Coat of arms of the Lees of Virginia
Coat of arms of the Lees of Virginia, public domain, via Wikipedia.

Robert E. Lee

Half a week after the Gaithersburg Book Festival I gave a talk at the Beach Haven Library on Long Beach Island, New Jersey. Discussion once again focused on the white squirrel and whom it might have symbolized.

“But why a squirrel?” someone in the audience asked. “Does the squirrel have a special meaning?”

A great question, and one that hadn’t occurred to me before.

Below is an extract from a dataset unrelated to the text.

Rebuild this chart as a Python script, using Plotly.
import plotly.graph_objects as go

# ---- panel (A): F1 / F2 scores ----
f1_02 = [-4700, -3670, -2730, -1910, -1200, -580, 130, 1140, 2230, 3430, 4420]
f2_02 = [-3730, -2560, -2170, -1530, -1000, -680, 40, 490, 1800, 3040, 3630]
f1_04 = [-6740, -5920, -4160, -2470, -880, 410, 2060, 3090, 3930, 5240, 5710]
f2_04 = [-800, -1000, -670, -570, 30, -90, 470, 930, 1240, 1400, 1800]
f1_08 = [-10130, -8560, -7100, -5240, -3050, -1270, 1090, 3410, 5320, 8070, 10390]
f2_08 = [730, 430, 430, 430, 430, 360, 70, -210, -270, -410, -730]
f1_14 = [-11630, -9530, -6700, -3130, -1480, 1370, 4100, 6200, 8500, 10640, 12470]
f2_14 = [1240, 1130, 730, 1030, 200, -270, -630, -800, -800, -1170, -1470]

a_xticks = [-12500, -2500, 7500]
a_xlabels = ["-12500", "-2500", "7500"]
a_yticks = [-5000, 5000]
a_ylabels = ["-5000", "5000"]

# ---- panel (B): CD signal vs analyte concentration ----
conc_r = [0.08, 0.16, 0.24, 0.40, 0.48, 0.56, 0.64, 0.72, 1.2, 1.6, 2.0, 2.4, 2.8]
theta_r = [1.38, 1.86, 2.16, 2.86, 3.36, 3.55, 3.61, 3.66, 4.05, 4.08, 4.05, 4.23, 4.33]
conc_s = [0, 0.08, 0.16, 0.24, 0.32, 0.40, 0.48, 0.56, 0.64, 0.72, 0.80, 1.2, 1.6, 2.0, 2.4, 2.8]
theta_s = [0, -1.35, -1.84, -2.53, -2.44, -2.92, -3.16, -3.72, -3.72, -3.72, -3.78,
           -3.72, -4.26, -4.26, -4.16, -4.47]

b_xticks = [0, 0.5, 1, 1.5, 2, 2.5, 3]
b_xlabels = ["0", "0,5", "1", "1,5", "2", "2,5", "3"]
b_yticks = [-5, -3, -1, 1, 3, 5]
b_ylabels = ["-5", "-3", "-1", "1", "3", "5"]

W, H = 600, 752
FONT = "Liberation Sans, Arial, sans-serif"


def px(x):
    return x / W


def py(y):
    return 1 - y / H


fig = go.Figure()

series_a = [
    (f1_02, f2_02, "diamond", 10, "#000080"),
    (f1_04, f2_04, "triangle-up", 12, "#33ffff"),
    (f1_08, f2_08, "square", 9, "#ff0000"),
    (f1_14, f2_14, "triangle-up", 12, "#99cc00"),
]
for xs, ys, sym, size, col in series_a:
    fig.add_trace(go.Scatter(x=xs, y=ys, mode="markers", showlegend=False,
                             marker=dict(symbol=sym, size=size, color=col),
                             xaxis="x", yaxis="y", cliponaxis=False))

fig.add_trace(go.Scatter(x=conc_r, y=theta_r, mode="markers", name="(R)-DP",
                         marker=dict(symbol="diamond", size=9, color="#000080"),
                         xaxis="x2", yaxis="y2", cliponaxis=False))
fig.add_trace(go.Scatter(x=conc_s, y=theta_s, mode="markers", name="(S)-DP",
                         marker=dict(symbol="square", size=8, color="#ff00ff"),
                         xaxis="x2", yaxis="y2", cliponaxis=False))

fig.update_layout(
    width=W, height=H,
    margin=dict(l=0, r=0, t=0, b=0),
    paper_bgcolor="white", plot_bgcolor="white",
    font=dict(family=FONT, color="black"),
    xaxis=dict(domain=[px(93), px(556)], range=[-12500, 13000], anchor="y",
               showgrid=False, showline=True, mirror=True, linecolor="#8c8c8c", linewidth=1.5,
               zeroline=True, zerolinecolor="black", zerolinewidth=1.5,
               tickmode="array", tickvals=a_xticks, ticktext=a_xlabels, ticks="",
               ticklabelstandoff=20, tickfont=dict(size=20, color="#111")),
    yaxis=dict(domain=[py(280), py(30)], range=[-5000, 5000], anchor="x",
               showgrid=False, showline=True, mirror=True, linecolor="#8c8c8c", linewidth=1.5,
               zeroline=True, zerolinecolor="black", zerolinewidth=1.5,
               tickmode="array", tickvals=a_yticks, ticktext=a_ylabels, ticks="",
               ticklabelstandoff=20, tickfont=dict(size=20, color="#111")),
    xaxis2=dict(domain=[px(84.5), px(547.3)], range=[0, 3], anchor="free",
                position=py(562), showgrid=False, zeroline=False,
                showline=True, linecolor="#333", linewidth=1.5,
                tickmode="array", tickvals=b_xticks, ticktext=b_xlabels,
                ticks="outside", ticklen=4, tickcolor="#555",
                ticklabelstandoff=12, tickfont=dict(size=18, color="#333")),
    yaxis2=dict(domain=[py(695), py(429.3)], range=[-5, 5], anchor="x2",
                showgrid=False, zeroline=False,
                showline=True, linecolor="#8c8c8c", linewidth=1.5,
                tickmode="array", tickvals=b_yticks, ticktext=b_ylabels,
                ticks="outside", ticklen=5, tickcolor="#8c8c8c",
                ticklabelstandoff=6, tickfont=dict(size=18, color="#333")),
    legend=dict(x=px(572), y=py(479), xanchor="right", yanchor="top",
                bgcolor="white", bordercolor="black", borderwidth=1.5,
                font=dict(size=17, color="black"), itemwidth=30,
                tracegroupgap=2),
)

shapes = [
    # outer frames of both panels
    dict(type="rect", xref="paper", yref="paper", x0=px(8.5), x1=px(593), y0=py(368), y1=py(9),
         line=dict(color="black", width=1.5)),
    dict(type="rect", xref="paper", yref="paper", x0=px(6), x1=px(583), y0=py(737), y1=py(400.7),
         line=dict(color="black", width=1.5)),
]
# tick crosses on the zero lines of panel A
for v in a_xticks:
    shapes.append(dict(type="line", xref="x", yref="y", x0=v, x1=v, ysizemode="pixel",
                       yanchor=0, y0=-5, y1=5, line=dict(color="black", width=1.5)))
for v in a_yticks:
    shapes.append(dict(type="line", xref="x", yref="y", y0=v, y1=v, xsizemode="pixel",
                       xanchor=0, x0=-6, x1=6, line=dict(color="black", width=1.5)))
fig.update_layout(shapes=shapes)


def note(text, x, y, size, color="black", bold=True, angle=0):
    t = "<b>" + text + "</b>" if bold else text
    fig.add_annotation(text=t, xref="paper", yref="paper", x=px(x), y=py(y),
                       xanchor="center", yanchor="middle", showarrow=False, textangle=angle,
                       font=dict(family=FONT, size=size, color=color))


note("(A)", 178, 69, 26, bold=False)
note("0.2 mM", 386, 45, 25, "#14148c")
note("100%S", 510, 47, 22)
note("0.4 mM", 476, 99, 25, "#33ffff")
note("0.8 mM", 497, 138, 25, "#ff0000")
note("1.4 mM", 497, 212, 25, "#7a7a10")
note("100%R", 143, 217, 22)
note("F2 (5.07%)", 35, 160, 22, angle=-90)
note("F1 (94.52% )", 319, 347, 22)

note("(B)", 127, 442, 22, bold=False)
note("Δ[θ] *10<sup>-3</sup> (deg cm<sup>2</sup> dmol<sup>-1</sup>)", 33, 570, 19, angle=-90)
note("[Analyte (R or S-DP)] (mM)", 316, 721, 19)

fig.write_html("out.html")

One character in the story had quite a strong connection to squirrels, I told the audience, and that was Robert E. Lee. The Lee family coat of arms features a squirrel on top, holding a nut, and the motto at the bottom, “Ne Incautus Futuri” translates to be not unmindful of the future. The squirrel gathering nuts symbolizes that perfectly.

Lee researched his family tree before the Mexican-American War and knew about the Lee family squirrel. So might he have had an interest in visiting our event?

Maybe.

An unnamed hero

Lee had been so impressed with Rieber’s assassin he wrote home about him, concluding with a surprising statement that has generated some discussion among Robert E. Lee biographers: I doubt whether all Mexico is worth to us the life of that man. Lee’s comments made the man a symbol of the human suffering in the Mexican-American War.

Until publication of Death of an Assassin, no one has asked who the man was. Lee didn’t mention his name. I doubt Lee knew it. The assassin fought for an all-German company in the 1st Regiment of the Pennsylvania Volunteers; Lee was a captain in the Army Corps of Engineers and directed fire at a naval battery at the Siege of Veracruz. Fate brought them together when the German company was assigned to defend Lee’s battery.

There’s no way Lee could have known the man’s past history of crime. The story would have shocked him. But throughout his life, Lee might have remembered this death at his very first battle and might have been interested in seeing that story come to a final conclusion too.

Who knows? Maybe the assassin was there as well.

I’d like to think the white squirrel represented all five people. It did, after all, pop in and out of the tent several times!